Two years ago, in the homestretch of an 800-m semifinal at track's world championships, American Johnny Gray generously made room for Hezekiel Sepeng (left) to pass him and earn a spot in the finals. "He figured the world owed us one," the black South African runner said later. Last week he repaid Gray by kicking past him into second place in the 800 m--and into the record books as the first black South African ever to win an Olympic medal.

Sepeng, 22, learned early on about passing intimidating opponents. In the western Transvaal community of Potchefstroom, he enrolled as one of only seven black students in the newly desegregated local boys' school. "I didn't want to pass the Afrikaner runners, so I ran in front from the gun so no one could touch me," he recalls. From there he embarked on an illustrious junior career, winning the first international championship medal by a black South African--a silver at the 1994 Commonwealth Games--and setting a national record in the 800 m. He broke that record--and several unspoken barriers--in Atlanta. "The record is for me," he said later. "The medal is for my country."



MASTER OF THE OARS

STEVEN REDGRAVE

As Britain's Steven Redgrave, 34, and his partner, Matthew Pinsent, 25, prepared to row in the coxless pairs final, nothing much was riding on the outcome--merely confirmation of Redgrave's status as the greatest oarsman of the century. The heavily favored duo rode a 58-race winning streak into Atlanta, with Redgrave--who won two Olympic golds with other crews before teaming with Pinsent for a third in Barcelona--looking for his 10th world championship and an unprecedented fourth consecutive Olympic rowing gold.

More than a late sprint from the Australian boat threatened the outcome. An onslaught of media attention, a snarled transit system that prompted the two Brits to move out of the Olympic Village, and the Centennial Park pipe bombing barely eight hours earlier all conspired to distract the pair. Nevertheless, they led wire to wire in Redgrave's last row. "If anyone sees me near a boat again," the 20-year veteran promised after the race, "they can shoot me."



ANDREI THE GIANT

ANDREI CHEMERKIN

Aleksandr Kurlovich wanted to keep it. Ronny Weller thought he had taken it. But Russia's Andrei Chemerkin clean-and-jerked it away from both of them--the unofficial but powerfully intimidating title of world's strongest man.

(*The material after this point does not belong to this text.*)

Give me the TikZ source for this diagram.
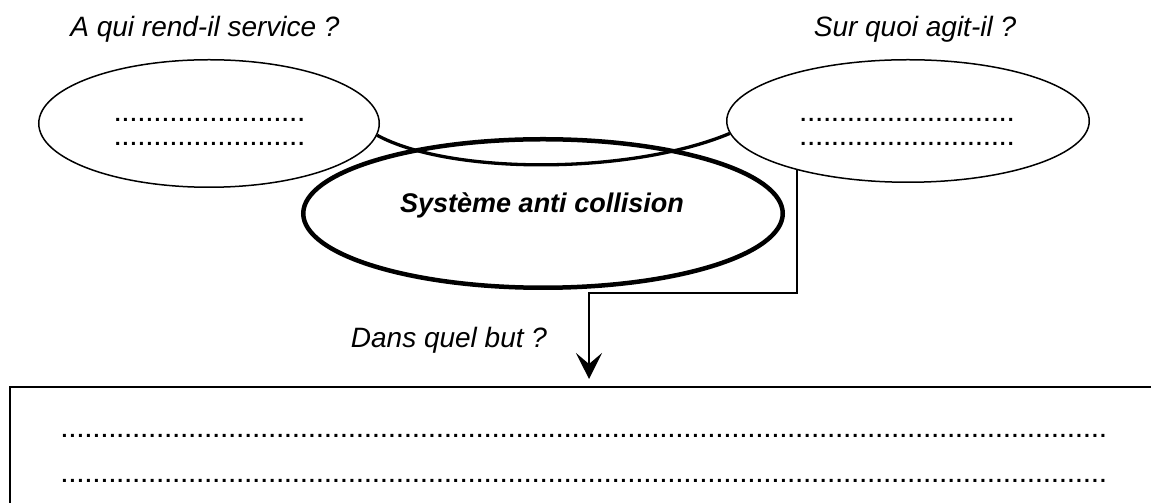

The two-time defending Olympic champion Kurlovich, now competing for Belarus, was trying to become only the second weight lifter in history to win three successive gold medals. (Turkey's "Pocket Hercules," Naim Suleymanoglu, had accomplished the feat earlier in the competition.) But his disappointing lift total of 425 kg was good only for fifth place. That left Germany's Weller and defending world champion Chemerkin in an exhilarating tit-for-tat heavyweight battle. The lead changed eight times in nine clean-and-jerk lifts--including Weller's last, when he topped Chemerkin's world record and triumphantly cast his shoes into the audience.

The Russian was not done, though. "I didn't care if he was totally undressed," scoffed Chemerkin later. He added 5 kg to his own bar and hoisted 260 kg skyward to claim a new record and the gold. His victory completes a remarkable progression for the 24-year-old police academy sergeant: a former swimming and football enthusiast, he took up lifting at age 14. He became Russia's junior champion at 19, and in the past three years he has built up from bronze to silver to gold in the world championships. Even so, his new mantle as the world's strongest man seems a bit overwhelming. "Literally a weight to carry on my shoulders," he says.